The microbiota associated with phagocytes was similar in inflamed and uninflamed tissue from the same patients, but it significantly differed between inflamed tissue from patients with Crohn’s disease and inflamed tissue from patients with ulcerative colitis. “These results suggest that the phagocyte-associated microbiota distinguishes Crohn’s disease and ulcerative colitis in the setting of inflammation,” the researchers wrote.

The oncostatin M (OSM) gene, which is part of the IL6 cytokine family of genes, was “highly upregulated” in inflamed CD11b+ cells from the patients, the researchers said. An adjusted analysis did not find statistically significant correlations between specific microbes and inflammatory genes, but clusters of genes were expressed at higher and lower levels in cells from inflamed versus noninflamed tissue, and these gene clusters correlated with specific bacterial genera.

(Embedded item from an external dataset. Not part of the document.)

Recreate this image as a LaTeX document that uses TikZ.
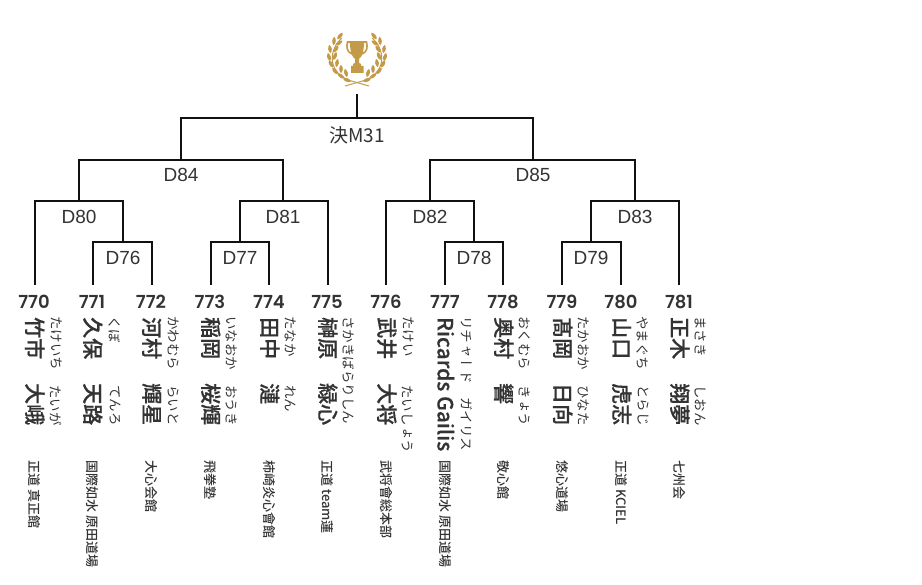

“These results suggest that the variation in the abundance of specific groups of microbiota may affect gene expression levels in host lamina propria phagocyte cell types,” the researchers said. They added that their study method enabled them to “amplify and detect bacteria that are found at very low abundance in the gastrointestinal tract [and that] may participate in initiating or promoting inflammatory bowel disease.”

The study was supported by the National Institutes of Health, National Institute of Diabetes and Digestive and Kidney Diseases, Crohn’s & Colitis Foundation of America, Micky & Madeleine Arison Family Foundation Crohn’s & Colitis Discovery Laboratory, and the Martin Kaiser Chair in Gastroenterology at the University of Miami. The senior investigator disclosed ties to Prometheus, Takeda, Pfizer, AbbVie, Janssen, and several other companies. The other researchers reported having no conflicts of interest.